No caminho ao hotel, passei pela pastelaria Pastelândia e vi um anúncio dizendo: Pastel de Arroz, Feijão, Carne, Queijo, Jiló e Couve, por R$ 6,00.
Uauu, pensei. Tenho que comer este pastel.
A palestra foi maravilha, e terminei pelas 13hrs, exausto. Subi ao quarto, pus uma bermuda, desci e segui em direção ao pastel.
E foi uma delícia aquela exótica, mas bote exótica nisso, iguaria em forma de pastel. Num é que estava muito bom!
As garçonetes disseram que foi invenção do dono, e que tem uns 2 anos que aquele pastel virou uma espécie de jantinha, e que é exclusividade da Pastelândia, da Afonso Pena, ao lado do Othon.
Devidamente alimentado, fui para o lago do Parque e paguei mais R$ 6,00 por 30 min de remada.
Senti-me o próprio navegador intrépido, ao remar por aquele belo lago.

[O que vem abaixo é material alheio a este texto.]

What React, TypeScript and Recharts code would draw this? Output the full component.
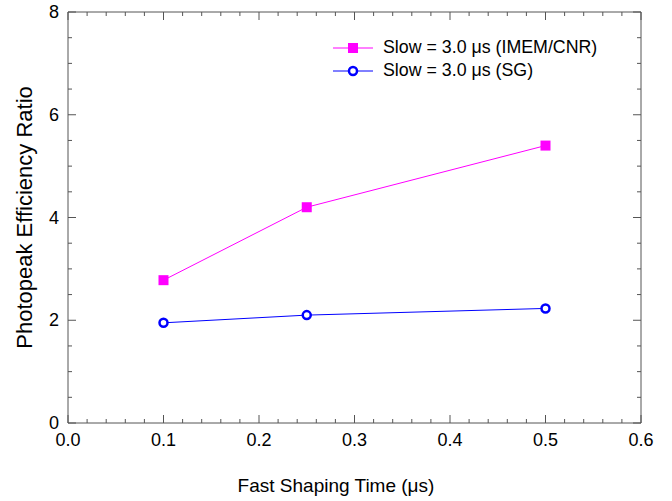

Entre um remo e outro, vi ao longe o um construtor de barquinhos, trabalhando à margem do lago.
Ao descer dirigi-me a ele, para reconhece-lo pela qualidade dos barquinhos, sua a estabilidade e boa navegabilidade, pelo visto um dos que ele construíra.
E era.
Descobri que aquele senhor se chamava Ivanilton, que há 40 anos fabricava os barquinhos de remo, usados para locação no lago central do Parque Municipal de BH. Aí, ele me deu uma aula sobre o tipo de madeira, os ângulos necessários ao caldo dos barcos, e o capricho da etapa final de calafetagem e pintura. E de seu encanto ao ver os barquinhos, por ele fabricados, sendo navegado pelos clientes, e em perfeição. Contou-me que têm duas filhas que moram em Sidnei, e que é um apaixonado pela carpintaria naval.
Uauu, que delícia de prosa. O relógio aproximava-se das 14h30, era hora de fecha a conta e partir.
Quantas coisas boas e simples estão acessíveis ao nosso viver e por elas passamos despercebidos?
Quantas pessoas com histórias de vida lindas que por elas passamos em nem nos damos conta, ou a lançamos nossos preconceitos, como para com os jogadores de capoeira, por exemplo.
É preciso reeducar o olhar para apreciar o simples, para curtir o agora, em todo seu potencial de encanto que existe.
A ouvir o inaudível, a ver o invisível, a tocar no intocado, a sentir o silêncio contemplativo e belo da vida, ali presente em cada esquina
É preciso desaprender muita coisa, é preciso se desconectar de muita coisa, para que de fato exista espaço em nosso viver par o que realmente importa, delicia e dá sentido à vida e ao viver. E também é preciso carregar menos tralhas, pesos e pesares, em forma de gente, emoções e pensamentos.